Near the end of first 1500 words, there is a complete surprise twist in the plot development.
Likewise, Miller fails at providing what I would call a “complete surprise twist,” in that there’s a plan to go find the descendants of the dinosaurs, which Moisell postulates might be roaming the wilds of Patagonia, but that follows from the rest of the “action” of the story thus far. If I were C. Franklin Miller’s post-Dent pulp adventure story editor, I’d have him cut this whole first section, open with a dinosaur, then backfill the whole story of how they got there—if necessary.
This is a good example of knowing when to start your story.
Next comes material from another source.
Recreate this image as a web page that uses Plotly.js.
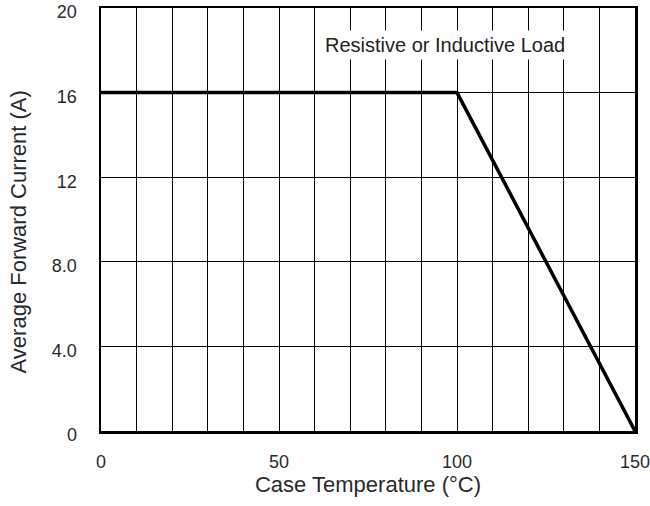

Especially with a short story, you have very few words to waste, and need to grab your readers as quickly as possible—immediately, really—with something happening in the first sentence, not even just the first paragraph. And again, this thing that’s happening doesn’t have to be a fistfight or a shootout, just some action (defined as a character doing something) that at least hints at a conflict (there’s at least one other character that doesn’t like what the first character is doing).
That sounds awfully broad—and it is. On purpose. I don’t like the idea of writing to a strict formula any more than anyone else, but if you look at this, as I urge people who take my Pulp Fiction Workshop to do, as a set of reminders rather than strict instructions, you’ll get your story started not when the idea first came up over drinks, but right at the moment it all started going terribly wrong.
Speaking of live dinosaurs, think about the first scene in the movie Jurassic Park. It doesn’t open with Dr. Grant in Montana, it opens with guys loading some unknown thing into a pen, and that unknown thing eats one of them.
Steven Spielberg knows this better than anyone: action first, explanation later, or what I’ve called “punch, push, explain.”
And finally, has Miller touched on any of the four elements Dent asked us to consider before even starting? This first quarter does establish that they’re at least planning on going to A DIFFERENT LOCALE, so we’ll give him that one.
We’ll see how the rest of “Fog” matches up with Lester Dent’s Pulp Paper Master Fiction Plot in the weeks ahead.